Personal information
- Full name: Donald Frederick Gregory O'Connor
- Born: 20 July 1958 (age 68) Gilgandra, New South Wales, Australia
- Batting: Left-handed
- Bowling: Right-arm off break

Domestic team information
- 1989/90: Tasmania
- 1983/84–1987/88: South Australia

Career statistics
| Competition | First-class | List A |
| Matches | 35 | 19 |
| Runs scored | 1,806 | 436 |
| Batting average | 35.41 | 36.33 |
| 100s/50s | 2/14 | –/2 |
| Top score | 120 | 96* |
| Balls bowled | 121 | – |
| Wickets | 2 | – |
| Bowling average | 48.50 | – |
| 5 wickets in innings | – | – |
| 10 wickets in match | – | – |
| Best bowling | 1/2 | – |
| Catches/stumpings | 20/– | 15/– |
- Source: Cricinfo, 2 January 2011

= Don O'Connor =

Australian cricketer (born 1958)

Donald O'Connor (born 1958, Gilgandra, New South Wales) is an Australian cricketer who played first class cricket for Tasmania and South Australia. He was a talented left-handed batsman, who played interstate cricket from 1981 until 1990.

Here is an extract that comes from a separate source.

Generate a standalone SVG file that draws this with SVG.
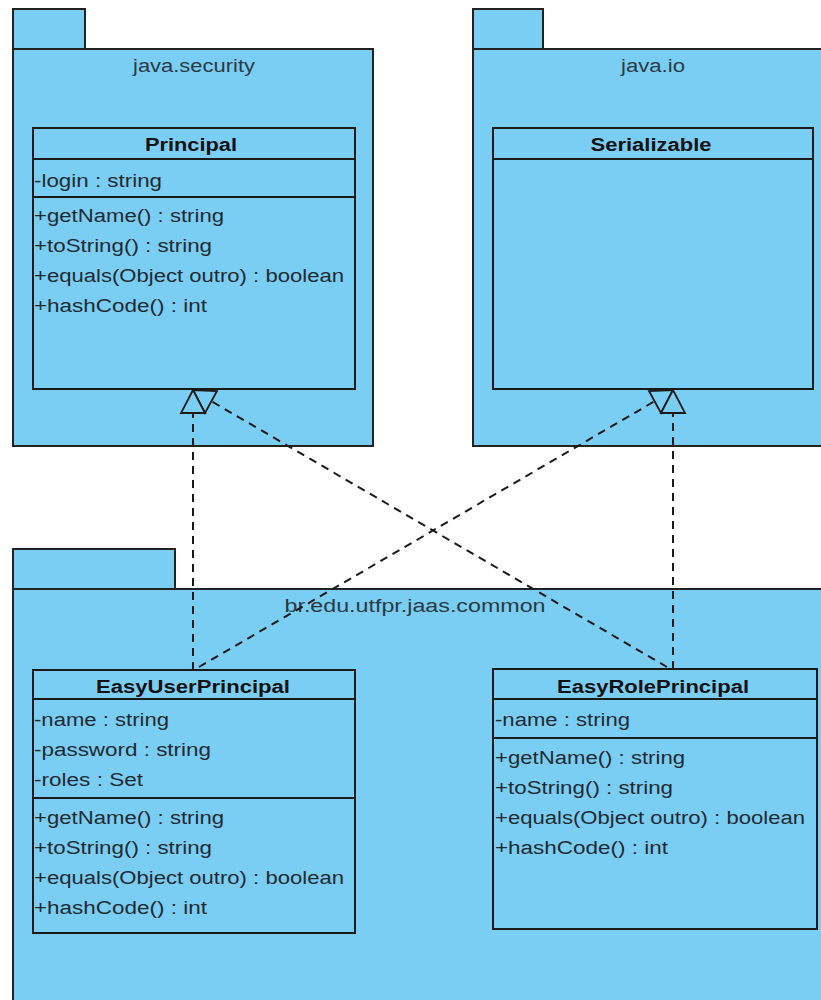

O'Connor was raised on a farm outside Gilgandra. He was educated at Gilgandra's St Joseph's Catholic Primary School by the Sisters of St Joseph (the 'black Joeys'). From 1971 to 1974 he attended Gilgandra High School. His cricketing talent showed early during his school years and in high school he was selected in regional representative schoolboy teams.